O presidente Lula também assinou decreto de
reconhecimento do hip hop como referência cultural brasileira,
estabelecendo as diretrizes nacionais de valorização da cultura hip hop.

Presidente Luiz Inácio Lula da Silva assina decreto de reconhecimento
do hip hop como referência cultural brasileira - Fabio
Rodrigues-Pozzebom/ Agência Brasil
O governo anunciou um
investimento de R$ 4,4 milhões em uma chamada pública de incentivo à
produção cultural, economia de axé e agroecologia. A ação é voltada para
povos e comunidades tradicionais, quilombolas e ciganos. Serão
financiados os projetos que se propuserem a valorizar a cultura desses
povos e a produzir representações distintas do que está hegemonicamente
estabelecido no imaginário social brasileiro.
A chamada pretende
ainda fomentar a agroecologia, reafirmando práticas sustentáveis de
desenvolvimento nos territórios, sem perder de vista a preservação da
biodiversidade e dos saberes tradicionais. Além disso, serão
contempladas iniciativas voltadas à economia criativa, por meio da
geração de renda a partir da cultura de axé, uma forma de valorização da
identidade negra e da ancestralidade.
Um acordo de cooperação
técnica foi assinado entre o Ministério da Igualdade Racial e o Banco
Nacional de Desenvolvimento Econômico e Social (BNDES) para a
implementação de projetos culturais e ações em prol da preservação e
valorização da herança africana, como o fortalecimento das instituições
culturais na região da Pequena África e do sítio arqueológico Cais do
Valongo, no Rio de Janeiro.
Principal porto de entrada de
africanos escravizados no Brasil e nas Américas, o Cais do Valongo é
Patrimônio Mundial da Unesco. Estima-se que de 1 milhão de africanos
tenham desembarcado ali. Próximo a ele também estão o Jardim Suspenso do
Valongo, o Largo do Depósito, a Pedra do Sal, o Centro Cultural José
Bonifácio e o Cemitério dos Pretos Novos. As obras de valorização do
Cais do Valongo foram concluídas e o sítio arqueológico será entregue para a comunidade na quarta-feira (23).
Educação e pesquisa
O
governo também lançou o Caminhos Amefricanos, um programa de
intercâmbios que visa promover o diálogo, a pesquisa, a produção
científica, a educação antirracista, as trocas culturais e a cooperação
entre Brasil e países da África, América Latina e Caribe. O programa se
destina a pessoas pretas, pardas e quilombolas da rede pública de
ensino, que estejam regularmente matriculadas em cursos de licenciatura
ou sejam docentes da educação básica do Brasil, e a estudantes e
docentes de grupos sociais historicamente vulnerabilizados nos países
parceiros.
Com um investimento de R$ 4,5 milhões por ano, e R$
22,5 milhões no total, o Caminhos Amefricanos pretende alcançar 15
países ao longo dos próximos cinco anos. A cada edição, 50 bolsistas do
Brasil e dez bolsistas do país parceiro serão beneficiados por
intercâmbios de 15 dias. Os primeiros países a receberem o programa
serão Moçambique, Colômbia e Cabo Verde. O edital de seleção para a
primeira edição, que conectará São Luís e Maputo, capital de Moçambique,
será lançado amanhã (21). Todas as pessoas beneficiadas terão direito a
auxílio de R$ 24,7 mil para custear deslocamento, diárias,
seguro-saúde, solicitação de visto e emissão de passaporte.

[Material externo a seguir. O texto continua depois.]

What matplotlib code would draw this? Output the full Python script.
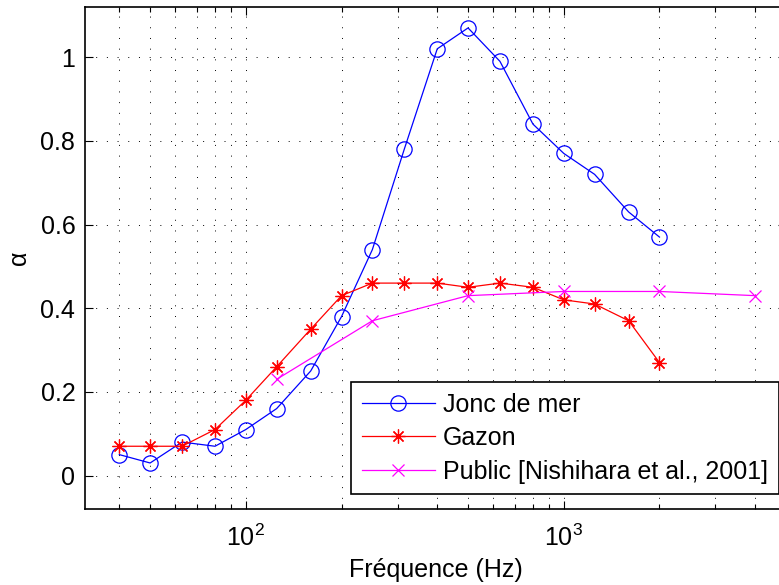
# -*- encoding: utf-8 -*-
"""
Absorption coefficient vs frequency (third-octave bands), MATLAB-like look.
"""
import matplotlib
matplotlib.use('Agg')
import matplotlib.pyplot as plt
from matplotlib.ticker import LogLocator, NullFormatter

plt.rcParams['font.family'] = ['Liberation Sans', 'DejaVu Sans']

# third-octave bands
freq = [40, 50, 63, 80, 100, 125, 160, 200, 250, 315, 400, 500,
        630, 800, 1000, 1250, 1600, 2000]
jonc = [0.05, 0.03, 0.08, 0.07, 0.11, 0.16, 0.25, 0.38, 0.54, 0.78, 1.02,
        1.07, 0.99, 0.84, 0.77, 0.72, 0.63, 0.57]
gazon = [0.07, 0.07, 0.07, 0.11, 0.18, 0.26, 0.35, 0.43, 0.46, 0.46, 0.46,
         0.45, 0.46, 0.45, 0.42, 0.41, 0.37, 0.27]
# octave bands
freq_pub = [125, 250, 500, 1000, 2000, 4000]
public = [0.23, 0.37, 0.43, 0.44, 0.44, 0.43]

labels = ['Jonc de mer', 'Gazon', 'Public [Nishihara et al., 2001]']

W, H = 779, 585
fs = 18
fig = plt.figure(figsize=(W / 100.0, H / 100.0), dpi=100)
ax = fig.add_axes([85.0 / W, (H - 509.0) / H, (786.0 - 85.0) / W, (509.0 - 7.0) / H])

ax.semilogx(freq, jonc, 'b-', marker='o', ms=11, mfc='none', mew=0.9, lw=0.9, label=labels[0])
ax.semilogx(freq, gazon, 'r-', marker=(8, 2, 0), ms=10, mew=0.9, lw=0.9, label=labels[1])
ax.semilogx(freq_pub, public, '-', color='#ff00ff', marker='x', ms=8.5, mew=0.9, lw=0.9, label=labels[2])

ax.set_xlim(31.2, 5000)
ax.set_ylim(-0.08, 1.12)
ax.set_yticks([0, 0.2, 0.4, 0.6, 0.8, 1.0])
ax.set_yticklabels(['0', '0.2', '0.4', '0.6', '0.8', '1'])
ax.xaxis.set_major_locator(LogLocator(base=10, numticks=10))
ax.xaxis.set_minor_locator(LogLocator(base=10, subs=range(2, 10), numticks=20))
ax.xaxis.set_minor_formatter(NullFormatter())

# dotted grid, MATLAB style
gs = dict(color='k', lw=0.7, linestyle=(0, (1, 10)))
ax.grid(True, which='major', axis='both', **gs)
ax.grid(True, which='minor', axis='x', **gs)

ax.tick_params(which='both', direction='in', top=True, right=True, labelsize=fs, width=0.8)
ax.tick_params(which='major', length=6)
ax.tick_params(which='minor', length=3.5)
ax.tick_params(axis='x', pad=11)
ax.tick_params(axis='y', pad=7)
for s in ax.spines.values():
    s.set_linewidth(1.2)

ax.set_xlabel(u'Fréquence (Hz)', fontsize=fs, labelpad=5)
ax.set_ylabel(u'α', fontsize=fs, labelpad=7)

leg = ax.legend(loc='upper left', bbox_to_anchor=(351.0 / W, 1 - 382.0 / H),
                bbox_transform=fig.transFigure, fontsize=fs, fancybox=False,
                framealpha=1, edgecolor='k', borderpad=0.42, handlelength=2.95,
                handletextpad=0.32, labelspacing=0.38, borderaxespad=0)
leg.get_frame().set_linewidth(1.2)

fig.savefig('out.png', dpi=100)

O segundo pacote de ações pela igualdade racial inclui ainda investimentos em pesquisa, monitoramento e avaliação de dados.
Uma
parceria com o IBGE vai viabilizar um bloco sobre ações afirmativas e
gestão dos municípios dentro do âmbito racial em uma das maiores
pesquisas do país (a Pesquisa de Informações Básicas Municipais, Munic, e
a Pesquisa de Informações Básicas Estaduais, Estadic). Com isso, será
possível a coleta de mais dados sobre ciganos, quilombolas, povos de
terreiro e uma análise mais assertiva sobre como as políticas públicas
têm sido implementadas.
Já o monitoramento em parceria com o
Instituto de Pesquisa Econômica Aplicada (Ipea) permitirá mapear
nacionalmente temas pouco debatidos, mas relevantes para embasar
políticas, como a assistência de cuidado a pessoas idosas negras ou
acidentes de trabalho para pessoas negras.
Outra iniciativa,
junto ao Instituto Federal de Brasília, fomentará a construção do
Observatório de Políticas Públicas em Igualdade Racial e o
fortalecimento dos Núcleos de Estudos Afro-Brasileiros e Indígenas, que
resultará em conscientização sobre os povos de terreiro, oportunidades
para jovens participarem de projetos de igualdade racial e criação de
novas políticas voltadas para essa pauta.